Clarence C. Walker. Annie T. Reed. Sylvia Aldridge. Thomas Scott Cobb. Harry Coyne.
Recognize any of those names? If I add Dr. James F. Sistrunk to the list, does the picture become any clearer?
A surprising view of early Fort Lauderdale is found in the rarely heard stories of our city’s Black settlers.
“This was a great farming place, and we were in the farming business, raising tomatoes,” recounted Isadore Mizell, whose family arrived in 1910. “There were a lot of Black people who would come down [from north Florida and Georgia] during the farm season and help raise crops.
“Some grew cabbage and some peppers,” he said. “Now nobody owned [anything] when we came down here. We went anywhere we wanted to. We would just go out and clean up a place and plant tomatoes… People never said anything about it.”
All that changed in 1915 when Dade County gave up a chunk of its north and Palm Beach County gave up a chunk of its south and a new county, Broward, was born. Land ownership was recorded and families like the Mizells had to rent the land they farmed.
“The Florida East Coast had a train twice a day on Sunday,” according to Mizell’s account recorded in My Soul Is a Witness: A History of Black Fort Lauderdale by Deborah Work. Blacks and whites would go down to meet the train “just to see who would come in.” Mizell remembered entertainers stopping by, and chairs set up for those who gathered. They might dance a little bit but principally, “they would just tell jokes.”
His wife Minnie added that family fun also included beach picnics – cooking the food at home and bringing it in a basket. She called one of her sons, Von, “the perfect child.”
History would later know this child as Dr. Von D. Mizell, who, with Dr. Sistrunk, ran the city’s first hospital for Blacks.
Charlie Mathis’ father brought his family down from Georgia in 1912 when the local population was around 5,000.
“Things were hard and simple back then,” Mathis recalled. “I went to school in a one-room school building – it was called No. 13 – for five months out of the year.” The rest of the year, he and his brothers worked in the fields. “The Black children and the white children played baseball together. Mostly everybody – Black and white alike – knew everybody by their first names.”

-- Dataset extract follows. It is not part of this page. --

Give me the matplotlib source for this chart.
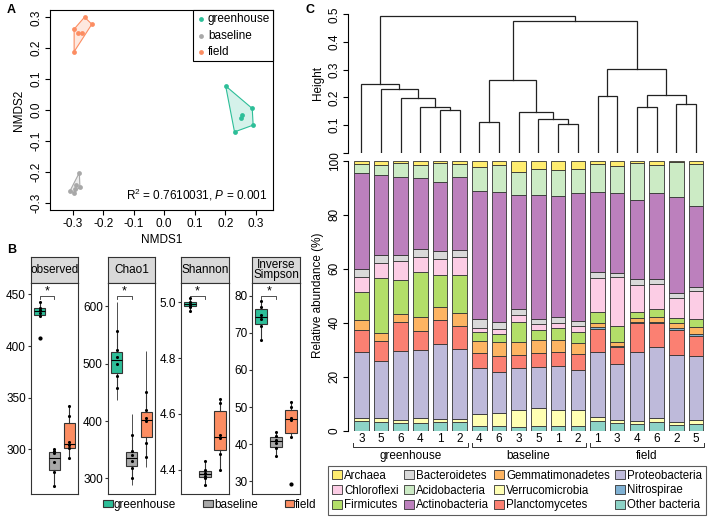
import numpy as np
import matplotlib.pyplot as plt
from matplotlib.patches import Polygon, Patch
from matplotlib.transforms import blended_transform_factory

plt.rcParams['font.family'] = ['Liberation Sans', 'DejaVu Sans']
plt.rcParams['mathtext.fontset'] = 'custom'
plt.rcParams['mathtext.rm'] = 'Liberation Sans'
plt.rcParams['mathtext.it'] = 'Liberation Sans:italic'
plt.rcParams['axes.linewidth'] = 0.8

W, H = 708, 518

# ---------------- data ----------------
groups = ['greenhouse', 'baseline', 'field']
group_colors = ['#2DBE98', '#A8A8A8', '#FC8D62']

# panel A: NMDS scores
nmds1_greenhouse = [0.201, 0.288, 0.291, 0.230, 0.250, 0.256]
nmds2_greenhouse = [0.078, 0.005, -0.049, -0.071, -0.026, -0.016]
nmds1_baseline = [-0.278, -0.308, -0.297, -0.289, -0.276, -0.292]
nmds2_baseline = [-0.203, -0.261, -0.268, -0.243, -0.250, -0.255]
nmds1_field = [-0.295, -0.261, -0.237, -0.281, -0.268, -0.295]
nmds2_field = [0.262, 0.301, 0.278, 0.248, 0.248, 0.189]

# panel B: alpha diversity
metrics = ['observed', 'Chao1', 'Shannon', 'Inverse\nSimpson']
observed_gh = [408, 429, 432, 435, 437, 443]
observed_bl = [265, 278, 288, 296, 298, 300]
observed_fd = [292, 301, 304, 307, 332, 342]
chao1_gh = [458, 478, 500, 512, 524, 557]
chao1_bl = [300, 318, 330, 340, 348, 376]
chao1_fd = [338, 362, 400, 405, 420, 451]
chao1_se_lo = [436, 288, 320]
chao1_se_hi = [608, 412, 522]
shannon_gh = [4.968, 4.985, 4.992, 4.996, 5.002, 5.016]
shannon_bl = [4.345, 4.370, 4.378, 4.388, 4.398, 4.430]
shannon_fd = [4.400, 4.457, 4.512, 4.525, 4.640, 4.655]
invsimpson_gh = [68.2, 72.0, 73.8, 74.8, 77.0, 78.7]
invsimpson_bl = [36.7, 39.0, 40.3, 41.1, 42.2, 43.3]
invsimpson_fd = [29.2, 42.0, 46.4, 47.0, 49.9, 51.4]

# panel C: relative abundance per sample (stack order bottom -> top)
sample_labels = ['3', '5', '6', '4', '1', '2', '4', '6', '3', '5', '1', '2',
                 '1', '3', '4', '6', '2', '5']
sample_groups = ['greenhouse'] * 6 + ['baseline'] * 6 + ['field'] * 6
other_bacteria = [3.7, 3.3, 2.8, 2.9, 3.1, 3.3, 1.8, 1.6, 1.3, 1.6, 1.6, 1.6,
                  3.7, 2.8, 2.5, 3.1, 2.2, 2.6]
verrucomicrobia = [1.0, 1.4, 1.2, 1.8, 1.4, 1.2, 4.3, 5.1, 6.4, 6.7, 6.1, 6.1,
                   1.3, 1.2, 1.2, 1.6, 1.2, 1.4]
proteobacteria = [24.5, 21.2, 25.7, 25.1, 27.5, 26.0, 17.0, 15.1, 15.4, 15.1, 16.2, 14.8,
                  24.0, 20.5, 25.5, 26.1, 24.6, 23.7]
planctomycetes = [8.0, 7.2, 10.4, 7.2, 9.0, 8.4, 5.7, 5.8, 5.1, 5.4, 5.5, 5.8,
                  8.5, 6.3, 10.6, 9.1, 9.3, 7.5]
nitrospirae = [0, 0, 0, 0, 0, 0, 0, 0, 0, 0, 0, 0,
               0.8, 0.4, 0.3, 0.4, 0.6, 0.8]
gemmatimonadetes = [3.9, 3.0, 3.1, 5.0, 4.7, 4.6, 4.4, 5.1, 4.8, 4.7, 4.3, 4.3,
                    1.5, 1.6, 1.8, 1.8, 1.9, 2.5]
firmicutes = [10.3, 20.4, 12.6, 16.9, 12.0, 14.2, 3.2, 3.0, 7.4, 3.7, 4.3, 4.1,
              4.3, 6.0, 1.9, 3.1, 1.8, 2.7]
chloroflexi = [5.7, 5.5, 7.0, 5.4, 5.8, 6.7, 1.7, 1.8, 2.6, 2.2, 2.1, 2.2,
               12.3, 17.9, 10.2, 8.9, 7.4, 10.7]
bacteroidetes = [2.9, 2.8, 2.4, 2.9, 2.9, 2.8, 3.3, 2.6, 2.1, 2.1, 2.2, 1.8,
                 2.2, 1.7, 2.2, 2.2, 2.1, 1.4]
actinobacteria = [35.5, 29.8, 28.6, 26.5, 25.8, 26.8, 47.4, 48.4, 42.2, 45.7, 45.0, 47.2,
                  29.9, 29.7, 29.2, 31.7, 35.6, 30.0]
acidobacteria = [3.5, 3.5, 5.2, 4.6, 7.1, 4.8, 8.7, 9.8, 8.6, 9.5, 9.5, 8.9,
                 10.3, 9.8, 13.6, 10.3, 12.7, 15.5]
archaea = [1.2, 1.6, 1.0, 1.7, 0.7, 1.4, 2.5, 1.7, 4.1, 3.2, 3.5, 3.2,
           1.2, 2.0, 1.0, 1.6, 0.6, 1.2]

phyla = ['Other bacteria', 'Verrucomicrobia', 'Proteobacteria', 'Planctomycetes',
         'Nitrospirae', 'Gemmatimonadetes', 'Firmicutes', 'Chloroflexi',
         'Bacteroidetes', 'Actinobacteria', 'Acidobacteria', 'Archaea']
phylum_colors = ['#8DD3C7', '#FFFFB3', '#BEBADA', '#FB8072', '#80B1D3', '#FDB462',
                 '#B3DE69', '#FCCDE5', '#D9D9D9', '#BC80BD', '#CCEBC5', '#FFED6F']
legend_order = ['Archaea', 'Chloroflexi', 'Firmicutes', 'Bacteroidetes', 'Acidobacteria',
                'Actinobacteria', 'Gemmatimonadetes', 'Verrucomicrobia', 'Planctomycetes',
                'Proteobacteria', 'Nitrospirae', 'Other bacteria']

# hierarchical clustering of samples: [height, left, right], leaves are bar indices
dendro = [0.495,
          [0.247, 0, [0.229, 1, [0.196, 2, [0.164, 3, [0.153, 4, 5]]]]],
          [0.477,
           [0.261, [0.111, 6, 7], [0.148, 8, [0.120, 9, [0.102, 10, 11]]]],
           [0.301, [0.206, 12, 13], [0.210, [0.164, 14, 15], [0.177, 16, 17]]]]]

# ---------------- figure ----------------
fig = plt.figure(figsize=(W / 100, H / 100), dpi=100)


def px_axes(x0, y0, x1, y1):
    return fig.add_axes([x0 / W, 1 - y1 / H, (x1 - x0) / W, (y1 - y0) / H])


def hull(pts):
    pts = sorted(set(pts))
    def cross(o, a, b):
        return (a[0] - o[0]) * (b[1] - o[1]) - (a[1] - o[1]) * (b[0] - o[0])
    lower, upper = [], []
    for p in pts:
        while len(lower) >= 2 and cross(lower[-2], lower[-1], p) <= 0:
            lower.pop()
        lower.append(p)
    for p in reversed(pts):
        while len(upper) >= 2 and cross(upper[-2], upper[-1], p) <= 0:
            upper.pop()
        upper.append(p)
    return lower[:-1] + upper[:-1]


# ---- panel A ----
axA = px_axes(50, 10, 273, 210)
xs = [nmds1_greenhouse, nmds1_baseline, nmds1_field]
ys = [nmds2_greenhouse, nmds2_baseline, nmds2_field]
for g, c, x, y in zip(groups, group_colors, xs, ys):
    h = hull(list(zip(x, y)))
    axA.add_patch(Polygon(h, closed=True, facecolor=c, alpha=0.2, edgecolor='none'))
    axA.add_patch(Polygon(h, closed=True, facecolor='none', edgecolor=c, lw=0.8))
    axA.scatter(x, y, s=12, color=c, label=g, zorder=3, linewidths=0)
axA.set_xlim(-0.374, 0.356)
axA.set_ylim(-0.324, 0.324)
ticks = np.round(np.arange(-0.3, 0.31, 0.1), 1)
axA.set_xticks(ticks, [f'{t:.1f}' for t in ticks])
axA.set_yticks(ticks, [f'{t:.1f}' for t in ticks], rotation=90, va='center')
axA.tick_params(labelsize=8.5, length=3.5, pad=2, width=0.8)
axA.set_xlabel('NMDS1', fontsize=8.5, labelpad=3)
axA.set_ylabel('NMDS2', fontsize=8.5, labelpad=4)
axA.text(0.975, 0.035, r'R$^2$ = 0.7610031, $P$ = 0.001', transform=axA.transAxes,
         ha='right', va='bottom', fontsize=8.5)
axA.legend(loc='upper right', borderaxespad=0, fancybox=False, edgecolor='black',
           fontsize=8.5, handletextpad=0.1, handlelength=0.9, labelspacing=0.4,
           borderpad=0.25, framealpha=1).get_frame().set_linewidth(0.8)

# ---- panel B ----
facet_x = [(30.7, 78.3), (107.7, 155.3), (181, 228.7), (252.3, 300)]
box_data = [[observed_gh, observed_bl, observed_fd],
            [chao1_gh, chao1_bl, chao1_fd],
            [shannon_gh, shannon_bl, shannon_fd],
            [invsimpson_gh, invsimpson_bl, invsimpson_fd]]
ylims = [(256.8, 461), (272.6, 641), (4.312, 5.070), (26.5, 83.5)]
yticks = [[300, 350, 400, 450], [300, 400, 500, 600], [4.4, 4.6, 4.8, 5.0],
          [30, 40, 50, 60, 70, 80]]
edge = '#333333'
for k, ((x0, x1), name, data) in enumerate(zip(facet_x, metrics, box_data)):
    st = px_axes(x0, 257, x1, 283)
    st.set_facecolor('#D9D9D9')
    st.set_xticks([])
    st.set_yticks([])
    for s in st.spines.values():
        s.set_color(edge)
    st.text(0.5, 0.5, name, ha='center', va='center', fontsize=8.5, linespacing=0.85)
    ax = px_axes(x0, 283, x1, 494)
    if k == 1:
        ax.vlines([1, 2, 3], chao1_se_lo, chao1_se_hi, color=edge, lw=0.6, zorder=1)
    bp = ax.boxplot(data, positions=[1, 2, 3], widths=0.78, patch_artist=True,
                    showcaps=False, flierprops=dict(marker='o', markersize=2,
                                                    markerfacecolor='black',
                                                    markeredgecolor='black'),
                    medianprops=dict(color='black', lw=0.8),
                    whiskerprops=dict(color=edge, lw=0.8),
                    boxprops=dict(edgecolor=edge, lw=0.8))
    for patch, c in zip(bp['boxes'], group_colors):
        patch.set_facecolor(c)
    for i, d in enumerate(data):
        ax.scatter([i + 1] * len(d), d, s=5, color='black', zorder=4, linewidths=0)
    ax.set_xlim(0.4, 3.6)
    ax.set_ylim(*ylims[k])
    ax.set_xticks([])
    if k == 2:
        ax.set_yticks(yticks[k], [f'{t:.1f}' for t in yticks[k]])
    else:
        ax.set_yticks(yticks[k])
    ax.tick_params(labelsize=8.5, length=2.5, pad=1, width=0.8, color=edge)
    for s in ax.spines.values():
        s.set_color(edge)
    # significance bracket greenhouse vs baseline
    tr = blended_transform_factory(ax.transData, ax.transAxes)
    ax.plot([1, 1, 2, 2], [0.925, 0.937, 0.937, 0.925], color=edge, lw=0.6,
             transform=tr, clip_on=False)
    ax.text(1.5, 0.93, '*', transform=tr, ha='center', va='bottom', fontsize=9)

fig.legend(handles=[Patch(facecolor=c, edgecolor=edge, lw=0.8) for c in group_colors],
           labels=groups, ncol=3, loc='center', bbox_to_anchor=(210 / W, 1 - 505 / H),
           frameon=False, fontsize=8.5, handlelength=0.8, handleheight=0.55,
           handletextpad=0.1, columnspacing=2.3)

# ---- panel C: dendrogram ----
xl = (-0.66, 17.46)
axD = px_axes(348.3, 14.3, 705, 152.7)


def draw(node):
    if not isinstance(node, list):
        return float(node), 0.0
    h, l, r = node
    xl_, hl = draw(l)
    xr_, hr = draw(r)
    axD.plot([xl_, xl_, xr_, xr_], [hl, h, h, hr], color='#222222', lw=0.9,
             solid_joinstyle='miter')
    return (xl_ + xr_) / 2, h


draw(dendro)
axD.set_xlim(*xl)
axD.set_ylim(0, 0.5)
for s in ['top', 'right', 'bottom']:
    axD.spines[s].set_visible(False)
axD.set_xticks([])
hticks = np.round(np.arange(0, 0.51, 0.1), 1)
# the 0.0 label sits behind the bar panel's 100 label, so leave it blank
axD.set_yticks(hticks, [''] + [f'{t:.1f}' for t in hticks[1:]], rotation=90, va='center')
axD.tick_params(labelsize=8.5, length=3.5, pad=2, width=0.8)
axD.set_ylabel('Height', fontsize=8.5, labelpad=3)

# ---- panel C: stacked bars ----
axC = px_axes(348.3, 160.7, 705, 430.7)
abund = np.array([other_bacteria, verrucomicrobia, proteobacteria, planctomycetes,
                  nitrospirae, gemmatimonadetes, firmicutes, chloroflexi,
                  bacteroidetes, actinobacteria, acidobacteria, archaea])
abund = abund / abund.sum(axis=0) * 100
pos = np.arange(len(sample_labels))
bottom = np.zeros(len(pos))
for name, c, vals in zip(phyla, phylum_colors, abund):
    axC.bar(pos, vals, bottom=bottom, width=0.74, color=c, edgecolor='#333333',
            lw=0.6, label=name)
    bottom += vals
axC.set_xlim(*xl)
axC.set_ylim(0, 100)
for s in ['top', 'right', 'bottom']:
    axC.spines[s].set_visible(False)
axC.set_yticks(range(0, 101, 20), [str(t) for t in range(0, 101, 20)],
               rotation=90, va='center')
axC.set_xticks(pos, sample_labels)
axC.tick_params(axis='y', labelsize=8.5, length=3.5, pad=2, width=0.8)
axC.tick_params(axis='x', labelsize=8.5, length=0, pad=2)
axC.set_ylabel('Relative abundance (%)', fontsize=8.5, labelpad=3)
trC = blended_transform_factory(axC.transData, axC.transAxes)
for g in groups:
    idx = [i for i, s in enumerate(sample_groups) if s == g]
    a, b = idx[0] - 0.4, idx[-1] + 0.4
    axC.plot([a, a, b, b], [-0.046, -0.062, -0.062, -0.046], color='#333333', lw=0.7,
             transform=trC, clip_on=False)
    axC.text((a + b) / 2, -0.07, g, transform=trC, ha='center', va='top', fontsize=8.5)

handles = [Patch(facecolor=phylum_colors[phyla.index(n)], edgecolor='#333333', lw=0.6)
           for n in legend_order]
leg = fig.legend(handles=handles, labels=legend_order, ncol=4, loc='center',
                 bbox_to_anchor=(517 / W, 1 - 490.5 / H), fontsize=8.3,
                 fancybox=False, edgecolor='#333333', handlelength=0.9,
                 handleheight=0.9, handletextpad=0.15, columnspacing=0.45,
                 labelspacing=0.25, borderpad=0.3)
leg.get_frame().set_linewidth(0.8)

# panel letters
for letter, x, y in [('A', 7, 10), ('B', 7, 250), ('C', 306, 10)]:
    fig.text(x / W, 1 - y / H, letter, fontsize=9, fontweight='bold',
             ha='left', va='center')

fig.savefig('out.png', dpi=100)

Mathis’ account, given when he was 80, appeared in a 1988 Sun-Sentinel story on a gathering of Black pioneers.
The seemingly idyllic first part of the century soon turned nasty for Blacks in South Florida. Schools were set up in the Black community, but their terms were shortened so the students could pick crops. The policy was instituted by the school board after it received pressure from white farmers.
Clarence C. Walker, principal at the Dillard School, fought not only to keep the schools open for a full, nine-month term but also to continue education for Blacks beyond the 10th grade. Inspired by Booker T. Washington, Walker worked hard to bring the school up to accreditation standards.
In 1941, Walker and his students staged a boycott until the school board agreed to a full term for the school. But the following year the board reversed its decision. After an hours-long meeting, at which Walker once again argued his case, the board stood firm. Later that night, Walker suffered a heart attack and was dead by morning. Four years later the injustice was finally reversed, but only by a federal court order.
With regard to health care, the story was tragically the same. The need for a Black hospital became clear in 1936 when a bus accident killed several farm laborers and injured many others. The wounded were brought to Memorial Hospital on East Broward Boulevard. In an outrageously cruel action, Memorial refused to admit them and left them lying on the grass outside.
Enter another of the city’s most important pioneers, Sylvia Aldridge, who washed and tended to the wounded.
Aldridge, once a maid for white families, had gone on to become one of the city’s first Black entrepreneurs, starting an employment agency for Blacks looking for restaurant, hotel and domestic work. When they had trouble getting around, she started a taxi service.
Shocked at the white hospital’s action, she went to work raising funds. After two years, with physicians Mizell and Sistrunk at the helm, Provident Hospital opened for the Black community.
As the century wore on, Blacks not only coped with the same pestilences the whites did – the oppressive heat, sandflies, mosquitoes, not to mention hurricanes and fires – but also faced segregationists, Klan members and a redistricting that restricted them to the northwest quadrant of the city.
The days of Mizell finding a patch for his tomatoes and no one caring faded as our town became “more sophisticated.” Even the beaches, long open to everyone, progressively became closed to “the colored” in the ’40s and ’50s.
It’s a disturbing history, but one that produced dozens of brave and fascinating souls in all walks of life. It’s not much talked about, but the stories are there, in books like My Soul Is a Witness and in the city’s Old Dillard Museum and African-American Research Library and Cultural Center, places where we can all get educated, and probably angry – but in the end inspired.